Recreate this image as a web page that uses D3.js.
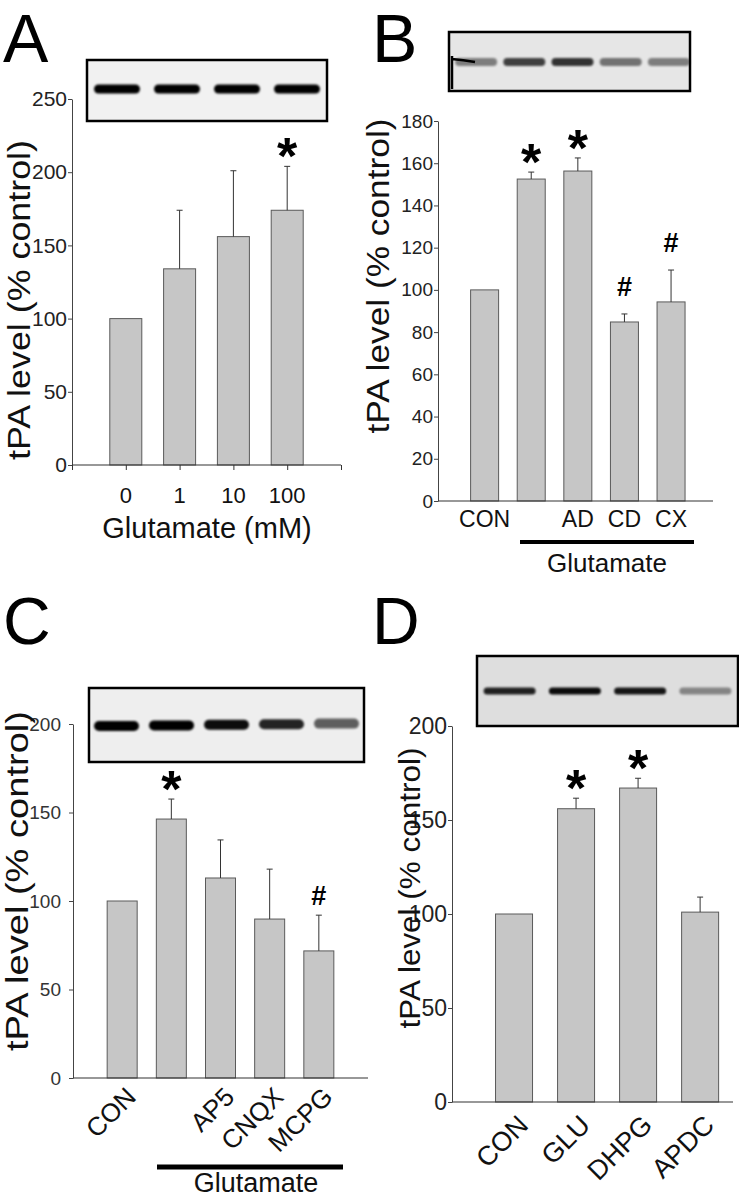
<!DOCTYPE html>
<html>
<head>
<meta charset="utf-8">
<script src="https://cdn.jsdelivr.net/npm/d3@7"></script>
<style>
  body { margin: 0; background: #fff; }
  svg text { font-family: "Liberation Sans", Arial, sans-serif; }
</style>
</head>
<body>
<svg id="fig" width="739" height="1199"></svg>
<script>
// ---- data ----
// A: glutamate dose response
var catsA = ["0", "1", "10", "100"];
var valsA = [100, 134, 156, 174];
var errA = [0, 40, 45, 30];
var sigA = ["", "", "", "*"];
var bandsA = [1, 1, 1, 1];
var ticksA = [0, 50, 100, 150, 200, 250];

// B
var catsB = ["CON", "", "AD", "CD", "CX"];
var valsB = [100, 152.5, 156.3, 84.8, 94.3];
var errB = [0, 3.3, 6.2, 3.8, 15.1];
var sigB = ["", "*", "*", "#", "#"];
var bandsB = [0.45, 0.72, 0.78, 0.5, 0.45];
var ticksB = [0, 20, 40, 60, 80, 100, 120, 140, 160, 180];

// C
var catsC = ["CON", "", "AP5", "CNQX", "MCPG"];
var valsC = [100, 146.3, 113, 89.8, 71.8];
var errC = [0, 11.3, 21.5, 28.2, 20.2];
var sigC = ["", "*", "", "", "#"];
var bandsC = [1, 1, 0.95, 0.85, 0.6];
var ticksC = [0, 50, 100, 150, 200];

// D
var catsD = ["CON", "GLU", "DHPG", "APDC"];
var valsD = [100, 156, 167, 101];
var errD = [0, 5.6, 5.2, 8];
var sigD = ["", "*", "*", ""];
var bandsD = [0.85, 0.95, 0.9, 0.4];
var ticksD = [0, 50, 100, 150, 200];

var yLabel = "tPA level (% control)";

var svg = d3.select("#fig");
svg.append("rect").attr("width", 739).attr("height", 1199).attr("fill", "#fff");

var defs = svg.append("defs");
defs.append("filter").attr("id", "blur").attr("x", "-20%").attr("y", "-100%").attr("width", "140%").attr("height", "300%")
  .append("feGaussianBlur").attr("stdDeviation", 1.3);

function drawPanel(p) {
  var g = svg.append("g");

  var x = d3.scaleLinear().domain([0, p.xmax]).range([p.x0, p.x1]);
  var y = d3.scaleLinear().domain([0, p.ymax]).range([p.y0, p.y1]);

  // panel letter
  g.append("text").attr("x", p.lx).attr("y", p.ly)
    .attr("font-size", p.lfs).attr("fill", "#000").text(p.letter);

  // western blot strip
  var b = p.blot;
  var bg = g.append("g");
  bg.append("rect").attr("x", b.x).attr("y", b.y).attr("width", b.w).attr("height", b.h)
    .attr("fill", b.bg).attr("stroke", "#000").attr("stroke-width", 2.5);
  var laneW = b.w / p.bands.length;
  bg.selectAll("rect.band").data(p.bands).join("rect").attr("class", "band")
    .attr("x", (d, i) => b.x + laneW * i + (laneW - b.bandW) / 2 + (b.shift || 0))
    .attr("y", (d, i) => b.bandY - b.bandH / 2 - (b.tilt || 0) * i)
    .attr("width", b.bandW).attr("height", b.bandH)
    .attr("rx", b.bandH / 2)
    .attr("fill", "#000").attr("opacity", d => d)
    .attr("filter", "url(#blur)");
  if (b.smear) {
    bg.append("path")
      .attr("d", "M" + (b.x + 3) + "," + (b.bandY - 6) + " L" + (b.x + 3) + "," + (b.y + b.h - 2) +
        " M" + (b.x + 3) + "," + (b.bandY - 3) + " Q" + (b.x + 14) + "," + (b.bandY - 2) + " " + (b.x + 26) + "," + (b.bandY))
      .attr("stroke", "#000").attr("stroke-width", 2.5).attr("fill", "none");
  }

  // bars
  g.selectAll("rect.bar").data(p.vals).join("rect").attr("class", "bar")
    .attr("x", (d, i) => x(i + 1) - p.barW / 2)
    .attr("y", d => y(d))
    .attr("width", p.barW)
    .attr("height", d => y(0) - y(d))
    .attr("fill", "#c6c6c6").attr("stroke", "#5a5a5a").attr("stroke-width", 1);

  // error bars (upper only)
  var eb = g.selectAll("g.err").data(p.vals.map((v, i) => ({ v: v, e: p.err[i], i: i })).filter(d => d.e > 0))
    .join("g").attr("class", "err").attr("stroke", "#333").attr("stroke-width", 1);
  eb.append("line").attr("x1", d => x(d.i + 1)).attr("x2", d => x(d.i + 1))
    .attr("y1", d => y(d.v)).attr("y2", d => y(d.v + d.e));
  eb.append("line").attr("x1", d => x(d.i + 1) - 3).attr("x2", d => x(d.i + 1) + 3)
    .attr("y1", d => y(d.v + d.e)).attr("y2", d => y(d.v + d.e));

  // significance marks
  g.selectAll("text.sig").data(p.sig.map((s, i) => ({ s: s, i: i })).filter(d => d.s))
    .join("text").attr("class", "sig")
    .attr("x", d => x(d.i + 1))
    .attr("y", d => y(p.vals[d.i] + p.err[d.i]) - (d.s === "*" ? p.starGap : p.hashGap))
    .attr("text-anchor", "middle").attr("font-weight", "bold").attr("fill", "#000")
    .attr("font-size", d => d.s === "*" ? p.starFs : p.hashFs)
    .text(d => d.s);

  // y axis
  var ya = g.append("g").attr("transform", "translate(" + p.x0 + ",0)")
    .call(d3.axisLeft(y).tickValues(p.ticks).tickSize(4).tickSizeOuter(0).tickPadding(p.tickPad));
  ya.attr("font-family", null).attr("font-size", p.tickFs).attr("color", p.tickColor || "#222");
  ya.select(".domain").attr("stroke", "#444");
  ya.selectAll(".tick line").attr("stroke", "#444");

  // x axis line
  g.append("line").attr("x1", x(0)).attr("x2", x(p.xmax)).attr("y1", y(0)).attr("y2", y(0))
    .attr("stroke", "#333").attr("stroke-width", 1.2);
  if (p.xTicks) {
    var xa = g.append("g").attr("transform", "translate(0," + y(0) + ")")
      .call(d3.axisBottom(x).tickValues(d3.range(0, p.xmax + 1)).tickSize(5).tickSizeOuter(0).tickFormat(""));
    xa.select(".domain").remove();
    xa.selectAll(".tick line").attr("stroke", "#333");
  }

  // category labels
  var cl = g.selectAll("text.cat").data(p.cats.map((c, i) => ({ c: c, i: i })).filter(d => d.c))
    .join("text").attr("class", "cat").attr("fill", "#111").attr("font-size", p.catFs)
    .text(d => d.c);
  if (p.rot) {
    cl.attr("text-anchor", "end").attr("dy", "0.35em")
      .attr("transform", d => "translate(" + (x(d.i + 1) + p.rotDx) + "," + (y(0) + p.rotDy) + ") rotate(-45)");
  } else {
    cl.attr("text-anchor", "middle").attr("x", d => x(d.i + 1)).attr("y", p.catY);
  }

  // treatment bar + caption
  if (p.glu) {
    g.append("line").attr("x1", p.glu.x1).attr("x2", p.glu.x2).attr("y1", p.glu.y).attr("y2", p.glu.y)
      .attr("stroke", "#000").attr("stroke-width", p.glu.w);
  }
  if (p.title) {
    g.append("text").attr("x", p.titleX).attr("y", p.titleY).attr("text-anchor", "middle")
      .attr("font-size", p.titleFs).attr("fill", "#111").text(p.title);
  }

  // y label
  g.append("text").attr("transform", "translate(" + p.ylabX + "," + p.ylabY + ") rotate(-90)")
    .attr("text-anchor", "middle").attr("font-size", p.ylabFs).attr("fill", "#111")
    .attr("textLength", p.ylabLen).attr("lengthAdjust", "spacingAndGlyphs")
    .text(yLabel);
}

drawPanel({
  letter: "A", lx: 3, ly: 62, lfs: 68,
  cats: catsA, vals: valsA, err: errA, sig: sigA, bands: bandsA, ticks: ticksA,
  x0: 72, x1: 341, xmax: 5, y0: 465, y1: 99, ymax: 250, barW: 32,
  tickFs: 21, tickPad: 1, xTicks: true, catFs: 22, catY: 503, rot: false,
  starFs: 52, starGap: -8, hashFs: 27, hashGap: 10,
  title: "Glutamate (mM)", titleX: 207, titleY: 538, titleFs: 29,
  ylabX: 30, ylabY: 300, ylabFs: 31, ylabLen: 320,
  blot: { x: 87, y: 60, w: 240, h: 61, bandY: 89, bandH: 9, bandW: 46, bg: "#f1f1f1" }
});

drawPanel({
  letter: "B", lx: 372, ly: 62, lfs: 68,
  cats: catsB, vals: valsB, err: errB, sig: sigB, bands: bandsB, ticks: ticksB,
  x0: 438, x1: 713, xmax: 5.9, y0: 501, y1: 121, ymax: 180, barW: 28,
  tickFs: 19, tickPad: 1, xTicks: false, catFs: 23, catY: 527, rot: false,
  starFs: 52, starGap: -8, hashFs: 27, hashGap: 18,
  glu: { x1: 520, x2: 694, y: 542, w: 4 },
  title: "Glutamate", titleX: 607, titleY: 572, titleFs: 26,
  ylabX: 389, ylabY: 276, ylabFs: 31, ylabLen: 315,
  blot: { x: 449, y: 32, w: 241, h: 59, bandY: 62, bandH: 8, bandW: 42, bg: "#e6e6e6", shift: 3, smear: true }
});

drawPanel({
  letter: "C", lx: 3, ly: 644, lfs: 66,
  cats: catsC, vals: valsC, err: errC, sig: sigC, bands: bandsC, ticks: ticksC,
  x0: 73, x1: 368, xmax: 6, y0: 1078, y1: 724, ymax: 200, barW: 30,
  tickFs: 19, tickPad: 8, tickColor: "#333", xTicks: false, catFs: 26, rot: true, rotDx: 9, rotDy: 14,
  starFs: 52, starGap: -8, hashFs: 27, hashGap: 10,
  glu: { x1: 157, x2: 343, y: 1167, w: 5 },
  title: "Glutamate", titleX: 256, titleY: 1192, titleFs: 27,
  ylabX: 28, ylabY: 881, ylabFs: 32, ylabLen: 340,
  blot: { x: 89, y: 688, w: 275, h: 74, bandY: 726, bandH: 10, bandW: 45, bg: "#eeeeee", tilt: 0.6 }
});

drawPanel({
  letter: "D", lx: 372, ly: 644, lfs: 66,
  cats: catsD, vals: valsD, err: errD, sig: sigD, bands: bandsD, ticks: ticksD,
  x0: 452, x1: 733, xmax: 4.53, y0: 1102, y1: 726, ymax: 200, barW: 37,
  tickFs: 23, tickPad: 1, xTicks: false, catFs: 27, rot: true, rotDx: 9, rotDy: 18,
  starFs: 52, starGap: -8, hashFs: 27, hashGap: 10,
  title: "",
  ylabX: 420, ylabY: 888, ylabFs: 30, ylabLen: 281,
  blot: { x: 477, y: 656, w: 261, h: 70, bandY: 691, bandH: 7, bandW: 52, bg: "#dedede" }
});
</script>
</body>
</html>
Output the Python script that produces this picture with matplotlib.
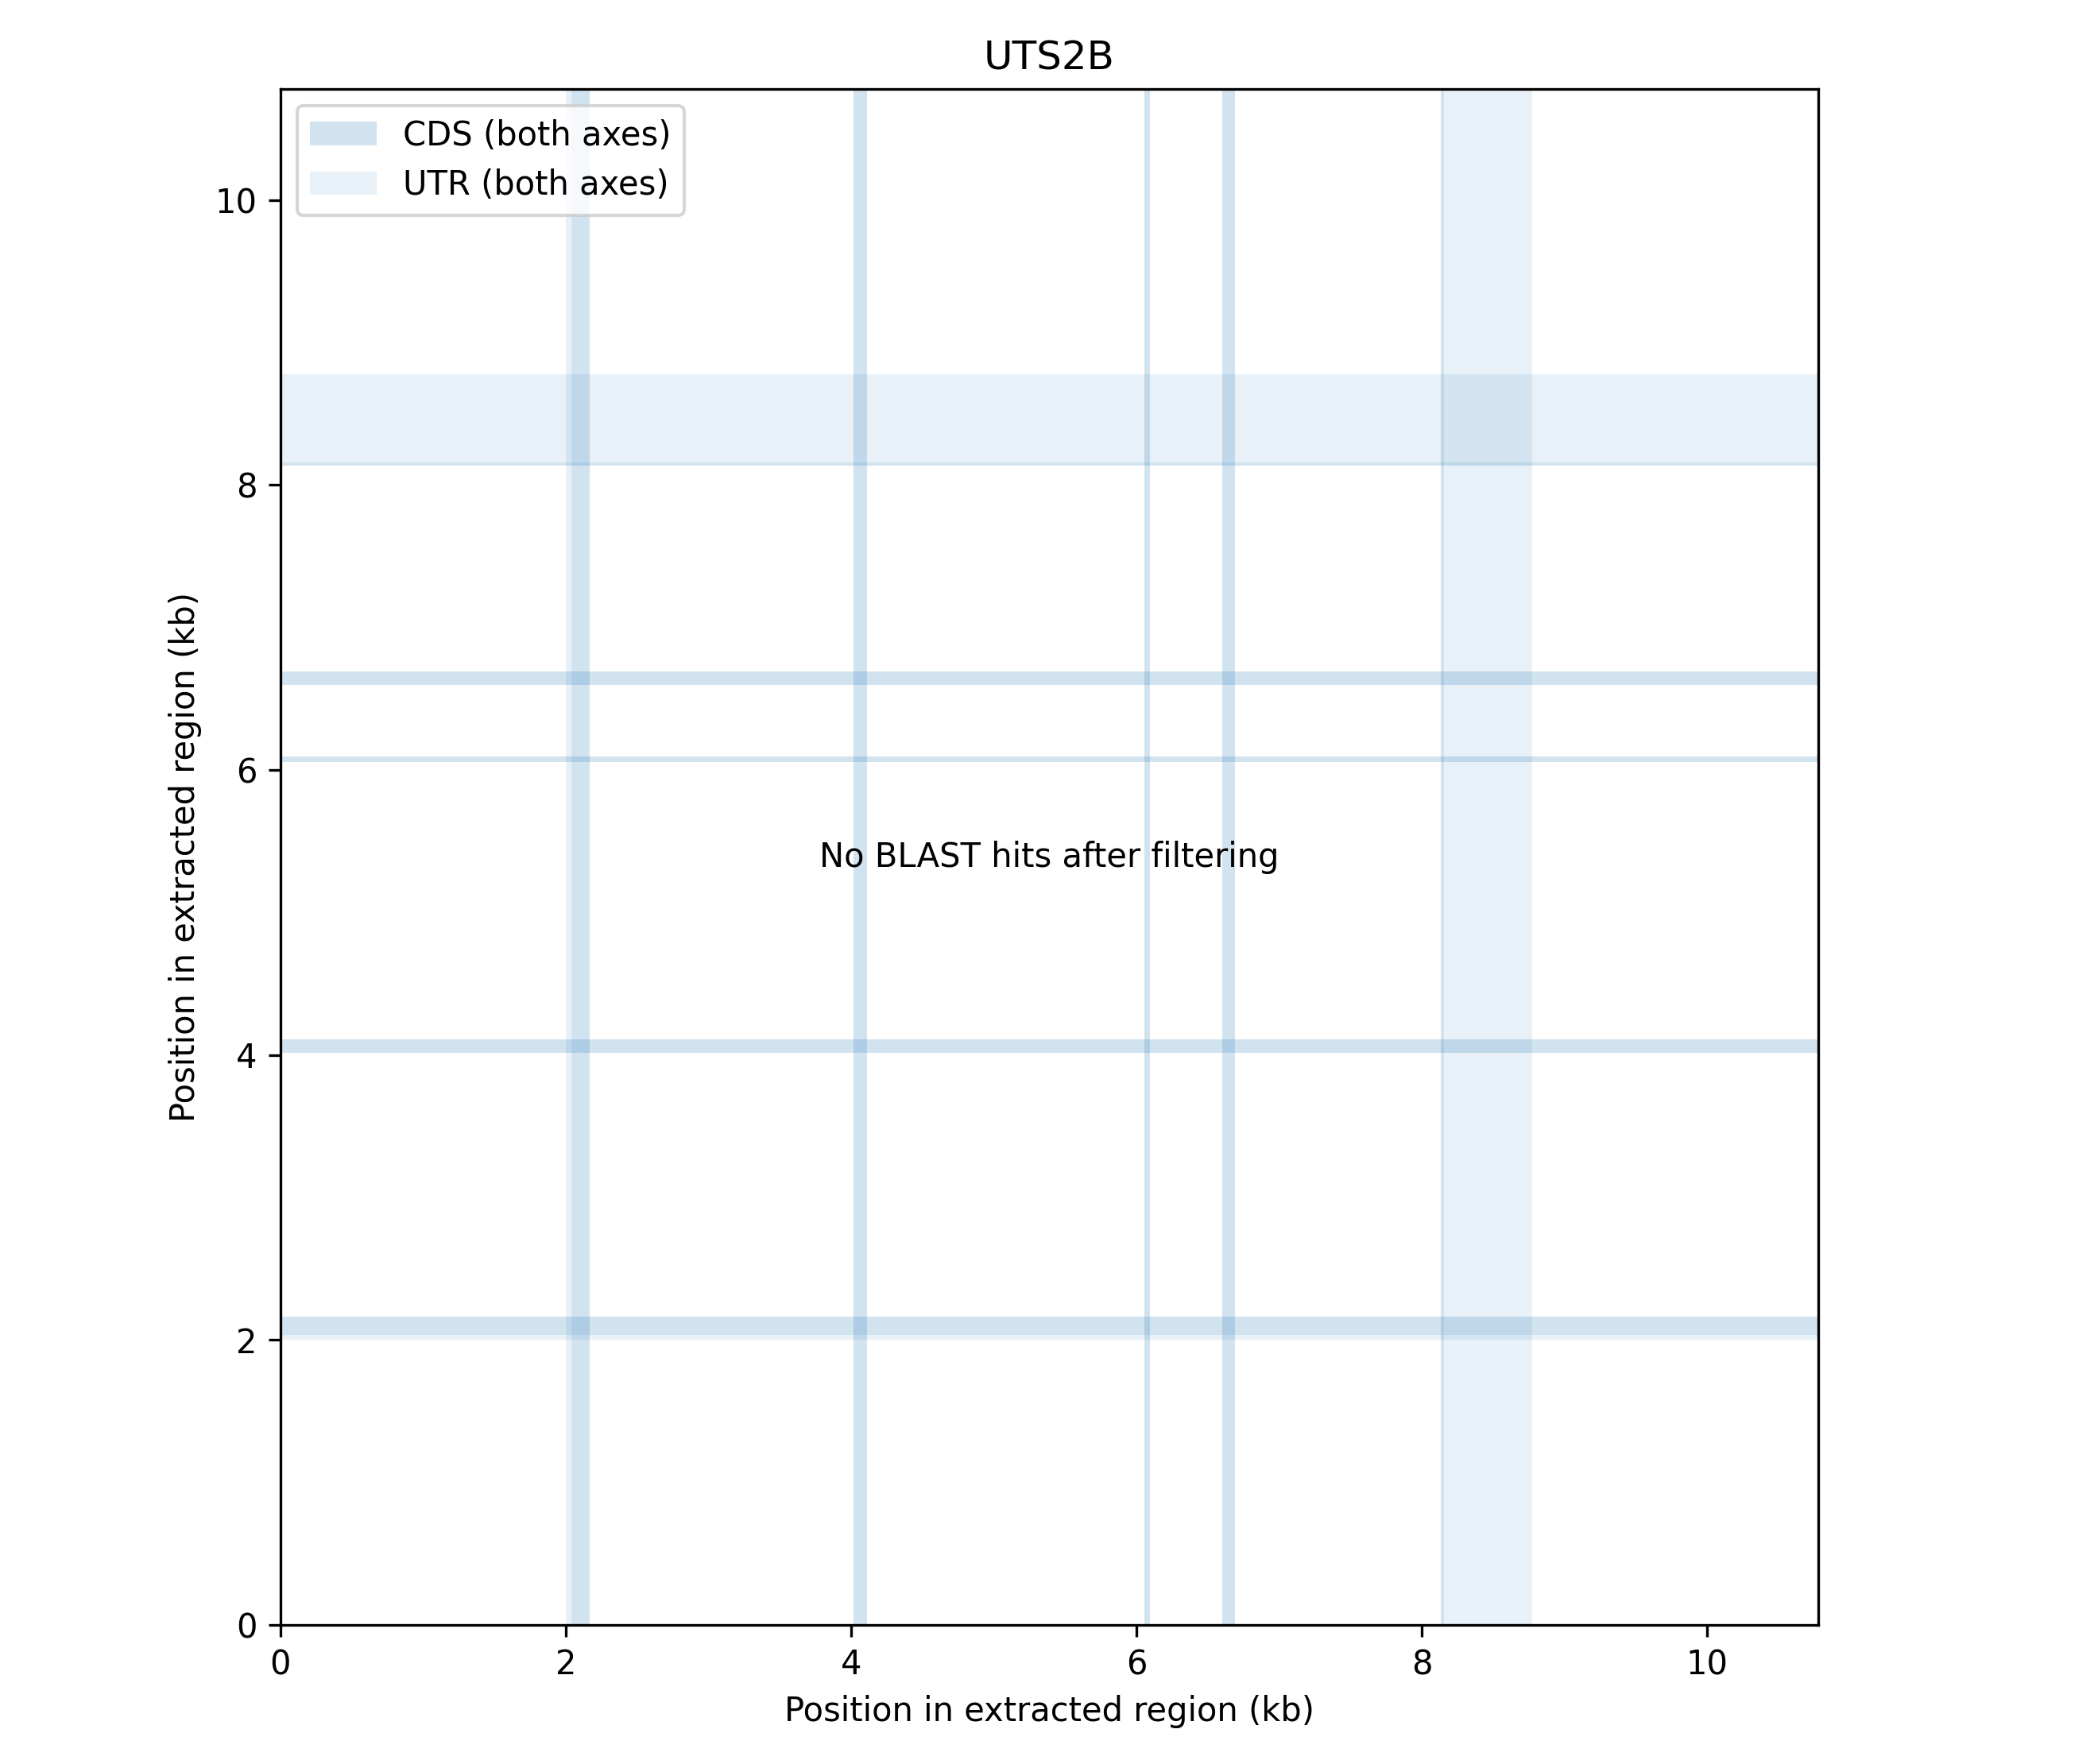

* * * * * * *

● GIVEN PROBLEM:
Beginning with the first line of the records above, extract each line exactly through the line that holds "var ticksA = [0, 50, 100, 150, 200, 250];", both ends included. Omit pictures.

● SOLUTION FOR THIS PROBLEM:
Recreate this image as a web page that uses D3.js.
<!DOCTYPE html>
<html>
<head>
<meta charset="utf-8">
<script src="https://cdn.jsdelivr.net/npm/d3@7"></script>
<style>
  body { margin: 0; background: #fff; }
  svg text { font-family: "Liberation Sans", Arial, sans-serif; }
</style>
</head>
<body>
<svg id="fig" width="739" height="1199"></svg>
<script>
// ---- data ----
// A: glutamate dose response
var catsA = ["0", "1", "10", "100"];
var valsA = [100, 134, 156, 174];
var errA = [0, 40, 45, 30];
var sigA = ["", "", "", "*"];
var bandsA = [1, 1, 1, 1];
var ticksA = [0, 50, 100, 150, 200, 250];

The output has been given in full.